» **Source data**
——

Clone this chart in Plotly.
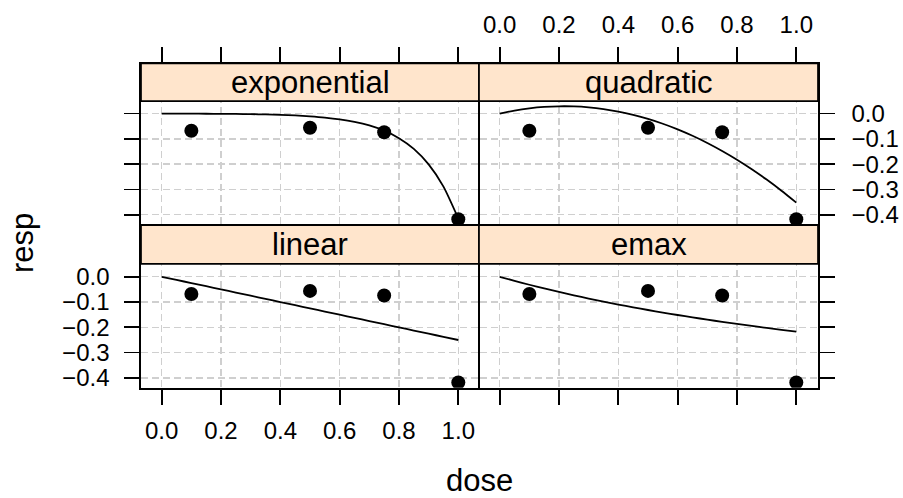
import plotly.graph_objects as go

# ---------------- data ----------------
panels = ["exponential", "quadratic", "linear", "emax"]

dose = [0.1, 0.5, 0.75, 1.0]
resp = [-0.068, -0.056, -0.074, -0.418]

curve_dose = [0.0, 0.05, 0.1, 0.15, 0.2, 0.25, 0.3, 0.35, 0.4, 0.45, 0.5,
              0.55, 0.6, 0.65, 0.7, 0.75, 0.8, 0.85, 0.9, 0.95, 1.0]
fit_exponential = [0.0, -0.0001, -0.0003, -0.0006, -0.001, -0.0015, -0.0023,
                   -0.0034, -0.0051, -0.0074, -0.0108, -0.0156, -0.0226,
                   -0.0326, -0.0469, -0.0676, -0.0972, -0.1397, -0.2009,
                   -0.2887, -0.4147]
fit_quadratic = [0.0, 0.0119, 0.0206, 0.0263, 0.0288, 0.0283, 0.0246, 0.0179,
                 0.008, -0.005, -0.021, -0.0402, -0.0624, -0.0878, -0.1162,
                 -0.1478, -0.1824, -0.2202, -0.261, -0.305, -0.352]
fit_linear = [0.0, -0.0125, -0.025, -0.0375, -0.05, -0.0625, -0.075, -0.0875,
              -0.1, -0.1125, -0.125, -0.1375, -0.15, -0.1625, -0.175, -0.1875,
              -0.2, -0.2125, -0.225, -0.2375, -0.25]
fit_emax = [0.0, -0.0162, -0.0316, -0.0463, -0.0602, -0.0735, -0.0861, -0.0982,
            -0.1097, -0.1208, -0.1314, -0.1415, -0.1512, -0.1606, -0.1695,
            -0.1782, -0.1865, -0.1945, -0.2022, -0.2096, -0.2168]

fits = {"exponential": fit_exponential, "quadratic": fit_quadratic,
        "linear": fit_linear, "emax": fit_emax}

x_ticks = [0.0, 0.2, 0.4, 0.6, 0.8, 1.0]
y_ticks = [0.0, -0.1, -0.2, -0.3, -0.4]

# ---------------- layout geometry (pixels) ----------------
W, H = 903, 498
FONT = "Liberation Sans, Arial, sans-serif"
STRIP_BG = "#ffe5cc"
GRID = "#cfcfcf"
LW = 1.7
HALF = LW / 2

# domains are inset by half a line width on shared borders so lines overlap
col_px = [(141, 479 - HALF), (479 + HALF, 818)]
# row: (domain_top, strip_top, panel_top, panel_bottom, domain_bottom)
row_px = [(64, 64, 102, 227, 227 - HALF), (227 + HALF, 227, 266, 391, 391)]
PX_PER_UNIT = 255.0
zero_px = [114.5, 279.0]

def px_x(p):
    return p / W

def px_y(p):
    return 1 - p / H

pos = {"exponential": (0, 0), "quadratic": (0, 1), "linear": (1, 0), "emax": (1, 1)}

fig = go.Figure()
layout = dict(
    width=W, height=H, autosize=False,
    margin=dict(l=0, r=0, t=0, b=0),
    paper_bgcolor="white", plot_bgcolor="white",
    showlegend=False,
    font=dict(family=FONT, color="black"),
)
shapes = []
annotations = []

for i, name in enumerate(panels):
    r, c = pos[name]
    k = "" if i == 0 else str(i + 1)
    xa, ya = "x" + k, "y" + k
    dt, st, pt, pb, db = row_px[r]
    x0, x1 = col_px[c]
    ytop = (zero_px[r] - dt) / PX_PER_UNIT
    ybot = -(db - zero_px[r]) / PX_PER_UNIT

    fig.add_trace(go.Scatter(x=curve_dose, y=fits[name], mode="lines",
                             line=dict(color="black", width=1.8, shape="spline", smoothing=0.6),
                             xaxis=xa, yaxis=ya, hoverinfo="skip"))
    fig.add_trace(go.Scatter(x=dose, y=resp, mode="markers",
                             marker=dict(color="black", size=14),
                             xaxis=xa, yaxis=ya, hoverinfo="skip"))

    common = dict(showline=True, mirror=True, linecolor="black", linewidth=LW,
                  ticks="outside", ticklen=15, tickwidth=LW, tickcolor="black",
                  zeroline=False, showgrid=True, gridcolor=GRID, gridwidth=1.4,
                  griddash="7px,4px",
                  tickfont=dict(family=FONT, size=24, color="black"),
                  tickformat=".1f")

    # x range: 0..1 spans 296.6 px with the panel left edge 20.7 px before 0
    full_x0, full_x1 = (141, 479) if c == 0 else (479, 818)
    zx = full_x0 + 20.7
    pxu = 296.6
    xr = [(x0 - zx) / pxu, (x1 - zx) / pxu]

    xax = dict(common, domain=[px_x(x0), px_x(x1)], range=xr,
               tickvals=x_ticks, anchor=ya,
               side="top" if r == 0 else "bottom",
               ticklabelstandoff=4 if r == 0 else 6,
               showticklabels=(name in ("quadratic", "linear")))
    yax = dict(common, domain=[px_y(db), px_y(dt)], range=[ybot, ytop],
               tickvals=y_ticks, anchor=xa,
               side="left" if c == 0 else "right",
               ticklabelstandoff=10 if c == 0 else 12,
               showticklabels=(name in ("quadratic", "linear")))
    layout["xaxis" + k] = xax
    layout["yaxis" + k] = yax

    # strip
    shapes.append(dict(type="rect", xref="paper", yref="paper",
                       x0=px_x(full_x0), x1=px_x(full_x1), y0=px_y(pt), y1=px_y(st),
                       fillcolor=STRIP_BG, line=dict(color="black", width=LW),
                       layer="above"))
    annotations.append(dict(text=name, xref="paper", yref="paper",
                            x=px_x((full_x0 + full_x1) / 2), y=px_y((st + pt) / 2),
                            xanchor="center", yanchor="middle", showarrow=False,
                            font=dict(family=FONT, size=31, color="black")))

annotations.append(dict(text="resp", xref="paper", yref="paper",
                        x=px_x(22), y=px_y(245), textangle=-90,
                        xanchor="center", yanchor="middle", showarrow=False,
                        font=dict(family=FONT, size=31, color="black")))
annotations.append(dict(text="dose", xref="paper", yref="paper",
                        x=px_x(479.5), y=px_y(484),
                        xanchor="center", yanchor="middle", showarrow=False,
                        font=dict(family=FONT, size=31, color="black")))

layout["shapes"] = shapes
layout["annotations"] = annotations
fig.update_layout(**layout)
fig.write_html("out.html",
               config={"displayModeBar": False, "staticPlot": True},
               post_script="document.body.style.margin='0';document.body.style.padding='0';")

——

» **Objective**
Repeat the data exactly in full, omitting its pictures.

» **The answer**
Clone this chart in Plotly.
import plotly.graph_objects as go

# ---------------- data ----------------
panels = ["exponential", "quadratic", "linear", "emax"]

dose = [0.1, 0.5, 0.75, 1.0]
resp = [-0.068, -0.056, -0.074, -0.418]

curve_dose = [0.0, 0.05, 0.1, 0.15, 0.2, 0.25, 0.3, 0.35, 0.4, 0.45, 0.5,
              0.55, 0.6, 0.65, 0.7, 0.75, 0.8, 0.85, 0.9, 0.95, 1.0]
fit_exponential = [0.0, -0.0001, -0.0003, -0.0006, -0.001, -0.0015, -0.0023,
                   -0.0034, -0.0051, -0.0074, -0.0108, -0.0156, -0.0226,
                   -0.0326, -0.0469, -0.0676, -0.0972, -0.1397, -0.2009,
                   -0.2887, -0.4147]
fit_quadratic = [0.0, 0.0119, 0.0206, 0.0263, 0.0288, 0.0283, 0.0246, 0.0179,
                 0.008, -0.005, -0.021, -0.0402, -0.0624, -0.0878, -0.1162,
                 -0.1478, -0.1824, -0.2202, -0.261, -0.305, -0.352]
fit_linear = [0.0, -0.0125, -0.025, -0.0375, -0.05, -0.0625, -0.075, -0.0875,
              -0.1, -0.1125, -0.125, -0.1375, -0.15, -0.1625, -0.175, -0.1875,
              -0.2, -0.2125, -0.225, -0.2375, -0.25]
fit_emax = [0.0, -0.0162, -0.0316, -0.0463, -0.0602, -0.0735, -0.0861, -0.0982,
            -0.1097, -0.1208, -0.1314, -0.1415, -0.1512, -0.1606, -0.1695,
            -0.1782, -0.1865, -0.1945, -0.2022, -0.2096, -0.2168]

fits = {"exponential": fit_exponential, "quadratic": fit_quadratic,
        "linear": fit_linear, "emax": fit_emax}

x_ticks = [0.0, 0.2, 0.4, 0.6, 0.8, 1.0]
y_ticks = [0.0, -0.1, -0.2, -0.3, -0.4]

# ---------------- layout geometry (pixels) ----------------
W, H = 903, 498
FONT = "Liberation Sans, Arial, sans-serif"
STRIP_BG = "#ffe5cc"
GRID = "#cfcfcf"
LW = 1.7
HALF = LW / 2

# domains are inset by half a line width on shared borders so lines overlap
col_px = [(141, 479 - HALF), (479 + HALF, 818)]
# row: (domain_top, strip_top, panel_top, panel_bottom, domain_bottom)
row_px = [(64, 64, 102, 227, 227 - HALF), (227 + HALF, 227, 266, 391, 391)]
PX_PER_UNIT = 255.0
zero_px = [114.5, 279.0]

def px_x(p):
    return p / W

def px_y(p):
    return 1 - p / H

pos = {"exponential": (0, 0), "quadratic": (0, 1), "linear": (1, 0), "emax": (1, 1)}

fig = go.Figure()
layout = dict(
    width=W, height=H, autosize=False,
    margin=dict(l=0, r=0, t=0, b=0),
    paper_bgcolor="white", plot_bgcolor="white",
    showlegend=False,
    font=dict(family=FONT, color="black"),
)
shapes = []
annotations = []

for i, name in enumerate(panels):
    r, c = pos[name]
    k = "" if i == 0 else str(i + 1)
    xa, ya = "x" + k, "y" + k
    dt, st, pt, pb, db = row_px[r]
    x0, x1 = col_px[c]
    ytop = (zero_px[r] - dt) / PX_PER_UNIT
    ybot = -(db - zero_px[r]) / PX_PER_UNIT

    fig.add_trace(go.Scatter(x=curve_dose, y=fits[name], mode="lines",
                             line=dict(color="black", width=1.8, shape="spline", smoothing=0.6),
                             xaxis=xa, yaxis=ya, hoverinfo="skip"))
    fig.add_trace(go.Scatter(x=dose, y=resp, mode="markers",
                             marker=dict(color="black", size=14),
                             xaxis=xa, yaxis=ya, hoverinfo="skip"))

    common = dict(showline=True, mirror=True, linecolor="black", linewidth=LW,
                  ticks="outside", ticklen=15, tickwidth=LW, tickcolor="black",
                  zeroline=False, showgrid=True, gridcolor=GRID, gridwidth=1.4,
                  griddash="7px,4px",
                  tickfont=dict(family=FONT, size=24, color="black"),
                  tickformat=".1f")

    # x range: 0..1 spans 296.6 px with the panel left edge 20.7 px before 0
    full_x0, full_x1 = (141, 479) if c == 0 else (479, 818)
    zx = full_x0 + 20.7
    pxu = 296.6
    xr = [(x0 - zx) / pxu, (x1 - zx) / pxu]

    xax = dict(common, domain=[px_x(x0), px_x(x1)], range=xr,
               tickvals=x_ticks, anchor=ya,
               side="top" if r == 0 else "bottom",
               ticklabelstandoff=4 if r == 0 else 6,
               showticklabels=(name in ("quadratic", "linear")))
    yax = dict(common, domain=[px_y(db), px_y(dt)], range=[ybot, ytop],
               tickvals=y_ticks, anchor=xa,
               side="left" if c == 0 else "right",
               ticklabelstandoff=10 if c == 0 else 12,
               showticklabels=(name in ("quadratic", "linear")))
    layout["xaxis" + k] = xax
    layout["yaxis" + k] = yax

    # strip
    shapes.append(dict(type="rect", xref="paper", yref="paper",
                       x0=px_x(full_x0), x1=px_x(full_x1), y0=px_y(pt), y1=px_y(st),
                       fillcolor=STRIP_BG, line=dict(color="black", width=LW),
                       layer="above"))
    annotations.append(dict(text=name, xref="paper", yref="paper",
                            x=px_x((full_x0 + full_x1) / 2), y=px_y((st + pt) / 2),
                            xanchor="center", yanchor="middle", showarrow=False,
                            font=dict(family=FONT, size=31, color="black")))

annotations.append(dict(text="resp", xref="paper", yref="paper",
                        x=px_x(22), y=px_y(245), textangle=-90,
                        xanchor="center", yanchor="middle", showarrow=False,
                        font=dict(family=FONT, size=31, color="black")))
annotations.append(dict(text="dose", xref="paper", yref="paper",
                        x=px_x(479.5), y=px_y(484),
                        xanchor="center", yanchor="middle", showarrow=False,
                        font=dict(family=FONT, size=31, color="black")))

layout["shapes"] = shapes
layout["annotations"] = annotations
fig.update_layout(**layout)
fig.write_html("out.html",
               config={"displayModeBar": False, "staticPlot": True},
               post_script="document.body.style.margin='0';document.body.style.padding='0';")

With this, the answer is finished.